START RECORDED INFORMATION
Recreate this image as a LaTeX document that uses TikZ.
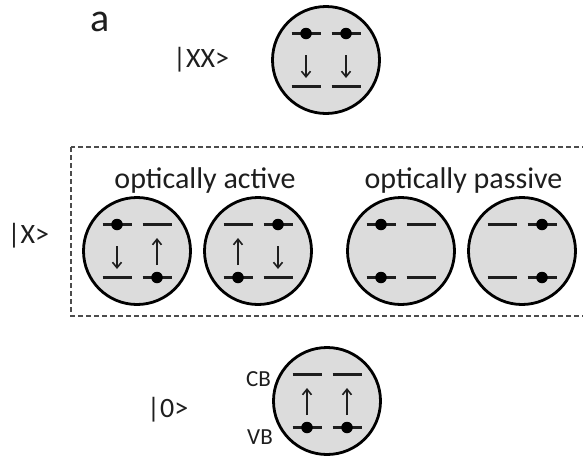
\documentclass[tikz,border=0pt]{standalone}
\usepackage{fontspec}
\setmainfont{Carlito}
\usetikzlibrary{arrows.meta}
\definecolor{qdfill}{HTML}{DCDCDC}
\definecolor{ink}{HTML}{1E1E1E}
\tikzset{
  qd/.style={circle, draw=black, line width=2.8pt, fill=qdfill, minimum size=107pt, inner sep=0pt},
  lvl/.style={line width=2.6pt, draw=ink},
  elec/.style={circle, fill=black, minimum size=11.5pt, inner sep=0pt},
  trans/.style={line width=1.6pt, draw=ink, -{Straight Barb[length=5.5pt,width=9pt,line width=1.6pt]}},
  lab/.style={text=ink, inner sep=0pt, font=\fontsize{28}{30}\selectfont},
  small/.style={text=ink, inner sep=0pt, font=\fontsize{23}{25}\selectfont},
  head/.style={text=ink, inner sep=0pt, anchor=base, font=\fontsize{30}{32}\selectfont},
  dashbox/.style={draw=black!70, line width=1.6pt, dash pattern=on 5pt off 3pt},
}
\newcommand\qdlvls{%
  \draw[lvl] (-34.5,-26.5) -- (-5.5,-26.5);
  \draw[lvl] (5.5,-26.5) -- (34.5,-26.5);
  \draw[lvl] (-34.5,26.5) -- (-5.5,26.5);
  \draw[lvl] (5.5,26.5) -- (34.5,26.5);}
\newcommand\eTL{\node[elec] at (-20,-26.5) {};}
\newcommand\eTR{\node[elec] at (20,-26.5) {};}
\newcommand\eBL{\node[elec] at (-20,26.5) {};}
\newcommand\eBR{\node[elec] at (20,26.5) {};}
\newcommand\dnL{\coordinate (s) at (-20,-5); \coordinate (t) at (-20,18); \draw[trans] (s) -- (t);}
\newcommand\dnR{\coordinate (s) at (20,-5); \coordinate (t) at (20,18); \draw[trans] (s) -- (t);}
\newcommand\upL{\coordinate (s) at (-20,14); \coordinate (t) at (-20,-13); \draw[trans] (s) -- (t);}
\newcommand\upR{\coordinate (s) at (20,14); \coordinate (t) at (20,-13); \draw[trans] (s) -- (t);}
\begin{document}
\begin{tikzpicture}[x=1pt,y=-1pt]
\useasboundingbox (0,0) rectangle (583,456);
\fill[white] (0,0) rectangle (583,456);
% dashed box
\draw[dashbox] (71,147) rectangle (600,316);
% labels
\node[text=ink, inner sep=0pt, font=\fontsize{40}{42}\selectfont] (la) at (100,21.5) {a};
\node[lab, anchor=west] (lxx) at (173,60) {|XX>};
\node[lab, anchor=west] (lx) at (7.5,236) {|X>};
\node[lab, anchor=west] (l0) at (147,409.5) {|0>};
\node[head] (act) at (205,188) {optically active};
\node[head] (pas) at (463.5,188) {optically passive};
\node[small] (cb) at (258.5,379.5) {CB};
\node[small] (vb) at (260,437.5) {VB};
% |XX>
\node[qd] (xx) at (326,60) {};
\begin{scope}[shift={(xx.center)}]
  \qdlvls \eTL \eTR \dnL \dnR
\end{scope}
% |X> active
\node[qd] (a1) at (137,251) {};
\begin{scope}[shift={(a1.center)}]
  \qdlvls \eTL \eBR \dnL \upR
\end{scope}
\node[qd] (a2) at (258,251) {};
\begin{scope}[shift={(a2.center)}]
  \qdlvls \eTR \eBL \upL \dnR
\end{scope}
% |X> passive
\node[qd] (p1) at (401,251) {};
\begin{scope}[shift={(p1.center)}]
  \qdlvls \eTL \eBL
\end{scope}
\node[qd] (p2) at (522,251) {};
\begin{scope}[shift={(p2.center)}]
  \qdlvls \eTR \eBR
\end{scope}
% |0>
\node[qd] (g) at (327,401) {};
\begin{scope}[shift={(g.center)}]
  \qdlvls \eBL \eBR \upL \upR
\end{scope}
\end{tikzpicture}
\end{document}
END RECORDED INFORMATION
__PROBLEM DETAILS__: Quote the preceding listing precisely and completely, omitting its images.

__THE SOLUTION__:
Recreate this image as a LaTeX document that uses TikZ.
\documentclass[tikz,border=0pt]{standalone}
\usepackage{fontspec}
\setmainfont{Carlito}
\usetikzlibrary{arrows.meta}
\definecolor{qdfill}{HTML}{DCDCDC}
\definecolor{ink}{HTML}{1E1E1E}
\tikzset{
  qd/.style={circle, draw=black, line width=2.8pt, fill=qdfill, minimum size=107pt, inner sep=0pt},
  lvl/.style={line width=2.6pt, draw=ink},
  elec/.style={circle, fill=black, minimum size=11.5pt, inner sep=0pt},
  trans/.style={line width=1.6pt, draw=ink, -{Straight Barb[length=5.5pt,width=9pt,line width=1.6pt]}},
  lab/.style={text=ink, inner sep=0pt, font=\fontsize{28}{30}\selectfont},
  small/.style={text=ink, inner sep=0pt, font=\fontsize{23}{25}\selectfont},
  head/.style={text=ink, inner sep=0pt, anchor=base, font=\fontsize{30}{32}\selectfont},
  dashbox/.style={draw=black!70, line width=1.6pt, dash pattern=on 5pt off 3pt},
}
\newcommand\qdlvls{%
  \draw[lvl] (-34.5,-26.5) -- (-5.5,-26.5);
  \draw[lvl] (5.5,-26.5) -- (34.5,-26.5);
  \draw[lvl] (-34.5,26.5) -- (-5.5,26.5);
  \draw[lvl] (5.5,26.5) -- (34.5,26.5);}
\newcommand\eTL{\node[elec] at (-20,-26.5) {};}
\newcommand\eTR{\node[elec] at (20,-26.5) {};}
\newcommand\eBL{\node[elec] at (-20,26.5) {};}
\newcommand\eBR{\node[elec] at (20,26.5) {};}
\newcommand\dnL{\coordinate (s) at (-20,-5); \coordinate (t) at (-20,18); \draw[trans] (s) -- (t);}
\newcommand\dnR{\coordinate (s) at (20,-5); \coordinate (t) at (20,18); \draw[trans] (s) -- (t);}
\newcommand\upL{\coordinate (s) at (-20,14); \coordinate (t) at (-20,-13); \draw[trans] (s) -- (t);}
\newcommand\upR{\coordinate (s) at (20,14); \coordinate (t) at (20,-13); \draw[trans] (s) -- (t);}
\begin{document}
\begin{tikzpicture}[x=1pt,y=-1pt]
\useasboundingbox (0,0) rectangle (583,456);
\fill[white] (0,0) rectangle (583,456);
% dashed box
\draw[dashbox] (71,147) rectangle (600,316);
% labels
\node[text=ink, inner sep=0pt, font=\fontsize{40}{42}\selectfont] (la) at (100,21.5) {a};
\node[lab, anchor=west] (lxx) at (173,60) {|XX>};
\node[lab, anchor=west] (lx) at (7.5,236) {|X>};
\node[lab, anchor=west] (l0) at (147,409.5) {|0>};
\node[head] (act) at (205,188) {optically active};
\node[head] (pas) at (463.5,188) {optically passive};
\node[small] (cb) at (258.5,379.5) {CB};
\node[small] (vb) at (260,437.5) {VB};
% |XX>
\node[qd] (xx) at (326,60) {};
\begin{scope}[shift={(xx.center)}]
  \qdlvls \eTL \eTR \dnL \dnR
\end{scope}
% |X> active
\node[qd] (a1) at (137,251) {};
\begin{scope}[shift={(a1.center)}]
  \qdlvls \eTL \eBR \dnL \upR
\end{scope}
\node[qd] (a2) at (258,251) {};
\begin{scope}[shift={(a2.center)}]
  \qdlvls \eTR \eBL \upL \dnR
\end{scope}
% |X> passive
\node[qd] (p1) at (401,251) {};
\begin{scope}[shift={(p1.center)}]
  \qdlvls \eTL \eBL
\end{scope}
\node[qd] (p2) at (522,251) {};
\begin{scope}[shift={(p2.center)}]
  \qdlvls \eTR \eBR
\end{scope}
% |0>
\node[qd] (g) at (327,401) {};
\begin{scope}[shift={(g.center)}]
  \qdlvls \eBL \eBR \upL \upR
\end{scope}
\end{tikzpicture}
\end{document}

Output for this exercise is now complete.